Records from a collection:
______

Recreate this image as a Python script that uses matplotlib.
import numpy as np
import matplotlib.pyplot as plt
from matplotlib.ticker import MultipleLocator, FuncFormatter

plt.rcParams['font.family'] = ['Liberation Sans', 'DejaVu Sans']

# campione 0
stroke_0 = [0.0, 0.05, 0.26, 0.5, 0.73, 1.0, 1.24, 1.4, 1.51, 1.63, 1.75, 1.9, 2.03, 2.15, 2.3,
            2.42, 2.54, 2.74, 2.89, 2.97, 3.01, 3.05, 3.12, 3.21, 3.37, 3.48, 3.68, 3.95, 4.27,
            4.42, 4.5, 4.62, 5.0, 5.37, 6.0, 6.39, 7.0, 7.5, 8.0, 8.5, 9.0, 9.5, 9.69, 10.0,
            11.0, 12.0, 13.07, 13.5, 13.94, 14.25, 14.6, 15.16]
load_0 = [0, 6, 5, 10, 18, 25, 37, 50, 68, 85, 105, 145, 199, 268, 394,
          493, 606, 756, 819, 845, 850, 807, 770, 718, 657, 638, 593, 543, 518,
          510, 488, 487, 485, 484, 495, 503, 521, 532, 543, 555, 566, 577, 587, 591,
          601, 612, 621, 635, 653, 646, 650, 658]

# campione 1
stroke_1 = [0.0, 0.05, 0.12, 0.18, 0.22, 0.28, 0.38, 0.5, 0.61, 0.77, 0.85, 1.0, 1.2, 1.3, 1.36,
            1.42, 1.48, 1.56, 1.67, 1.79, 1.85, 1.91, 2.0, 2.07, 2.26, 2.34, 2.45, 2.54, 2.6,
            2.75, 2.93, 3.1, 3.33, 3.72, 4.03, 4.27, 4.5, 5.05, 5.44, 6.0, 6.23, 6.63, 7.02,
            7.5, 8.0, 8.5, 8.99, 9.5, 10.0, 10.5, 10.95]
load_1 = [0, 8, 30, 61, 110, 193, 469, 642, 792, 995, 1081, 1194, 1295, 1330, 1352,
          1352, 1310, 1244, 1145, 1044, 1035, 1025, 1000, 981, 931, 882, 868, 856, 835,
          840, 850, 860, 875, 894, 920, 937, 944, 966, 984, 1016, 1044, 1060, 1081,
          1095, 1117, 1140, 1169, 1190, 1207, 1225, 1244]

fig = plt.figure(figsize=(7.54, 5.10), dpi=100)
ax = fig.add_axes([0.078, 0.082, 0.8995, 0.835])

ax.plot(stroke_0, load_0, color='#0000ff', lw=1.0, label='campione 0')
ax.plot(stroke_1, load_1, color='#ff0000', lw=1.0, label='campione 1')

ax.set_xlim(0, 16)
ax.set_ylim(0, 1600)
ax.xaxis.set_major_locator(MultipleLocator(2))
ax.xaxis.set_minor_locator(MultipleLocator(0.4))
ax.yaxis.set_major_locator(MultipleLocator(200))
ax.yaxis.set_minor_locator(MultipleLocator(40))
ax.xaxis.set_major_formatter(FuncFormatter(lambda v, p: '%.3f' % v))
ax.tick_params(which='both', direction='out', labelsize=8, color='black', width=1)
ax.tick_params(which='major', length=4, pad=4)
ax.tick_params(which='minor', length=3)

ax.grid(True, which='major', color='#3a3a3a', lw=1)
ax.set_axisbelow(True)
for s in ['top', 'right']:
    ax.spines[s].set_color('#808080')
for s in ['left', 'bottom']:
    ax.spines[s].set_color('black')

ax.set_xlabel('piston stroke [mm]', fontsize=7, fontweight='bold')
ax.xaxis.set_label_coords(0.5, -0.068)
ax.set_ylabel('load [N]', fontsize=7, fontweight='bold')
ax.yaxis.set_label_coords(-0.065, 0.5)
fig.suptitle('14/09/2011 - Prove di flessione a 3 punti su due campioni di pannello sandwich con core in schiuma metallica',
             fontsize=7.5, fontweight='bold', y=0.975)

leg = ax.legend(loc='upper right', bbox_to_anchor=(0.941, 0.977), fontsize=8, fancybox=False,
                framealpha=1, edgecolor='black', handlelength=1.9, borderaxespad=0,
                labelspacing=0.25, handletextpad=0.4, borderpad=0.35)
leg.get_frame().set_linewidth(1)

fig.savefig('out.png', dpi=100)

______

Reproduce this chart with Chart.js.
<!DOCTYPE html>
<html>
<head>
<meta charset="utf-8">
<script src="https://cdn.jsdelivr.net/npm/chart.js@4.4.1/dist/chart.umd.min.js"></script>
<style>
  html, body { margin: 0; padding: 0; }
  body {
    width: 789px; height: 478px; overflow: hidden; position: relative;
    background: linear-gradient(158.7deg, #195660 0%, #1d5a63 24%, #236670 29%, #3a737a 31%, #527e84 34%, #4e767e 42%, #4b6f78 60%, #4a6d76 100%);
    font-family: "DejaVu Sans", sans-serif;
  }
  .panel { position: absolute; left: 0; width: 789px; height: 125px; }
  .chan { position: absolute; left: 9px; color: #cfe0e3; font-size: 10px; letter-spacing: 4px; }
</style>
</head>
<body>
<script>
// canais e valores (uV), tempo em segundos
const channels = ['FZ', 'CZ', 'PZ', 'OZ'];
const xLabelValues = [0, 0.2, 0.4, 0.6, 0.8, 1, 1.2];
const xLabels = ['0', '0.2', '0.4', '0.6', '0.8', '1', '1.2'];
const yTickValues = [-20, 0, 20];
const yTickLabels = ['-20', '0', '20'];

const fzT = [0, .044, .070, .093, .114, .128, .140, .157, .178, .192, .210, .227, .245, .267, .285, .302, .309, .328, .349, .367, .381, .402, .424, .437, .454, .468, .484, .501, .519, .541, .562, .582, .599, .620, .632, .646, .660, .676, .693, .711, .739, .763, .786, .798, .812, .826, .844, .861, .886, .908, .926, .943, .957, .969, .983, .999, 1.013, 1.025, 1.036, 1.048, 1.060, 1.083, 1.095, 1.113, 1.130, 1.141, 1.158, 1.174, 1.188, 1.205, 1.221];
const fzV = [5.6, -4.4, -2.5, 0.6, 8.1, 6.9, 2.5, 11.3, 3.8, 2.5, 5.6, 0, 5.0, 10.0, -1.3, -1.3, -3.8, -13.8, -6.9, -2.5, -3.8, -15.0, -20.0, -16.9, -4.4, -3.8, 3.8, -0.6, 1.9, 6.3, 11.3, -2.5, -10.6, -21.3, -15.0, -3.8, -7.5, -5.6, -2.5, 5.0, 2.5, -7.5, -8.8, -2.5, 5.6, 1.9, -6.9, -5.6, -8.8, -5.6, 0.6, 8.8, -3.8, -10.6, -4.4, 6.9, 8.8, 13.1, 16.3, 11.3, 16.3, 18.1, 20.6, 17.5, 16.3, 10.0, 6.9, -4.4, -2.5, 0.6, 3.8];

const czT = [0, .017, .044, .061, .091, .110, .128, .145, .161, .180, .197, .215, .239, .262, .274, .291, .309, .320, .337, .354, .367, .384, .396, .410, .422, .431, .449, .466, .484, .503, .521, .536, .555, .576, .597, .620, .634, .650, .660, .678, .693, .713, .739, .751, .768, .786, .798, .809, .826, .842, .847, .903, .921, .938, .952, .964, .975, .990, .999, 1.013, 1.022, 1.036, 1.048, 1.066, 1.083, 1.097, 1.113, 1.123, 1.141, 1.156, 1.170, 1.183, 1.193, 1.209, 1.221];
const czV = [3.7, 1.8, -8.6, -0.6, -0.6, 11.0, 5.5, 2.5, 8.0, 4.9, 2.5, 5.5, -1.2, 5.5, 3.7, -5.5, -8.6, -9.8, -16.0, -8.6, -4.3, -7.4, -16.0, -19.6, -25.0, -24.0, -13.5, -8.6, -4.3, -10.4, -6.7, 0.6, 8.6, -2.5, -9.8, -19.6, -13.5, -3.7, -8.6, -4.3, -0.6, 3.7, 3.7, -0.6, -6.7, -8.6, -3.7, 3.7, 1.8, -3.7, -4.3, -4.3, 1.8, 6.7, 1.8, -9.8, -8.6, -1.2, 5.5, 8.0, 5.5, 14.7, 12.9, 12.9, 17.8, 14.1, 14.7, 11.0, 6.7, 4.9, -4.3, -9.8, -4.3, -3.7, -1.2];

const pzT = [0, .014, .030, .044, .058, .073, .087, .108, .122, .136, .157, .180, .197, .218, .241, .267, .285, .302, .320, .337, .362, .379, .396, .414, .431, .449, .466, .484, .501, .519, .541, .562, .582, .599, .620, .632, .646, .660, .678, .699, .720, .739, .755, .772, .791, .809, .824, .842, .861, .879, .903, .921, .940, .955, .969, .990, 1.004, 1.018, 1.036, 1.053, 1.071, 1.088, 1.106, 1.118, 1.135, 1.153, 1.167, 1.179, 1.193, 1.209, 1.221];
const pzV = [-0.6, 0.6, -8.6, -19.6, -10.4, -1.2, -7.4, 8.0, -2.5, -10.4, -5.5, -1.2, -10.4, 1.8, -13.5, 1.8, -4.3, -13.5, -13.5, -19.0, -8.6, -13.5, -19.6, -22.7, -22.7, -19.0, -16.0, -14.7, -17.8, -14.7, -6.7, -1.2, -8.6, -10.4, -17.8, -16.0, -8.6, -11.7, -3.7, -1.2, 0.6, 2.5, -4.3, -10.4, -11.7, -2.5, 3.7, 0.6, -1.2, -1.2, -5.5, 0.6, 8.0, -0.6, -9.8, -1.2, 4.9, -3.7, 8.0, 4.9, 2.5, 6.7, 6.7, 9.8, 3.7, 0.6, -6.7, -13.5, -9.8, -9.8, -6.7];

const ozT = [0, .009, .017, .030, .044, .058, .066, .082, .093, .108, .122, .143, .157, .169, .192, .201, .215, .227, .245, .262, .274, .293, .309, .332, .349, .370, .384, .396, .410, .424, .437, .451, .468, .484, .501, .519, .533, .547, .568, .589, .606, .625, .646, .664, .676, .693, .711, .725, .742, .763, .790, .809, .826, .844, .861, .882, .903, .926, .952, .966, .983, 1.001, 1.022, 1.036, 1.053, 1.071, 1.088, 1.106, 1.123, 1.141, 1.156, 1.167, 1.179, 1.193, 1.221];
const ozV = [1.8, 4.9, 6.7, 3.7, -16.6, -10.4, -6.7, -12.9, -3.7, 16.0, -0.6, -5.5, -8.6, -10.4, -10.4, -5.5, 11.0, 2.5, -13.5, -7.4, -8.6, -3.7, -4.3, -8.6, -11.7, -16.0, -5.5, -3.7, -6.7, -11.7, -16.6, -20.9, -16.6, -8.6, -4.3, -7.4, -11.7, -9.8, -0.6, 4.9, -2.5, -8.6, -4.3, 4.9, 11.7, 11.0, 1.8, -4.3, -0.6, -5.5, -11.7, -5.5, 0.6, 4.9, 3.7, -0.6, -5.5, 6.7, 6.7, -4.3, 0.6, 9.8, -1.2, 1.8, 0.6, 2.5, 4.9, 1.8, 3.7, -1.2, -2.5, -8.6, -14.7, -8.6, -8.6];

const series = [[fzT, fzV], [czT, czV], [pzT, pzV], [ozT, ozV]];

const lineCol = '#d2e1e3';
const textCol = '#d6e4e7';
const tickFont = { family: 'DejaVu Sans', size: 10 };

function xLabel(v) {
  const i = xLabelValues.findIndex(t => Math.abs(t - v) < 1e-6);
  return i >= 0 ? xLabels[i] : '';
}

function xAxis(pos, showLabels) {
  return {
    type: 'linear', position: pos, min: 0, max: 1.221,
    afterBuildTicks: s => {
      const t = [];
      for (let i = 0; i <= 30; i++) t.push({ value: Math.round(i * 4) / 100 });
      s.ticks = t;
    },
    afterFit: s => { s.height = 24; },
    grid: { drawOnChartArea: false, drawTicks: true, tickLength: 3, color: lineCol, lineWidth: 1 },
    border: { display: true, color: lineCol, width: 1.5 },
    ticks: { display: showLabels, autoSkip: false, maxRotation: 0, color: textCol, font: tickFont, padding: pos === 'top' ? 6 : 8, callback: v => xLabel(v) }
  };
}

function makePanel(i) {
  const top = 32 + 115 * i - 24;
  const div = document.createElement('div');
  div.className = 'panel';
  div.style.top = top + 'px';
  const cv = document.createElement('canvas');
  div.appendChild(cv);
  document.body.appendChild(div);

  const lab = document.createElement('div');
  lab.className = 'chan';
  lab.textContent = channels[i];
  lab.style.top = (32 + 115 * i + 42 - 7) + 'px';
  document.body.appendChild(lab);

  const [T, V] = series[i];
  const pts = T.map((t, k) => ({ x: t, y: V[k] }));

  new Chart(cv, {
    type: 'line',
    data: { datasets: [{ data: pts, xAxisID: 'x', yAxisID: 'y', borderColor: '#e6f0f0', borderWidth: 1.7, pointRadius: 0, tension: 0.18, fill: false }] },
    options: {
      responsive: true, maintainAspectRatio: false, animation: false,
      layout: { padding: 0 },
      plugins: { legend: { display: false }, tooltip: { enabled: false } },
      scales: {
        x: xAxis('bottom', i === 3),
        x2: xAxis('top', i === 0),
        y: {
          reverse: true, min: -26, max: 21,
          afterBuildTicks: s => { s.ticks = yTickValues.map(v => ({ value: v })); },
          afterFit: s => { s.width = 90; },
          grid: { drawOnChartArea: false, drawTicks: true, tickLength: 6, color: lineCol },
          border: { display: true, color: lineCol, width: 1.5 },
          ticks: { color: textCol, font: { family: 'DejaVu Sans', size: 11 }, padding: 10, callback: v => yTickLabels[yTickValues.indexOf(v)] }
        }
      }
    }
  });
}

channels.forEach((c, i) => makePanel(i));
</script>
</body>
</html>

______

• **Work to complete**
Extract the lines of the preceding material that run from the line with "Recreate this image" through the line with "plt.rcParams['font.family'] = ['Liberation", inclusive, reproducing them exactly and adding nothing.

• **Task output**
Recreate this image as a Python script that uses matplotlib.
import numpy as np
import matplotlib.pyplot as plt
from matplotlib.ticker import MultipleLocator, FuncFormatter

plt.rcParams['font.family'] = ['Liberation Sans', 'DejaVu Sans']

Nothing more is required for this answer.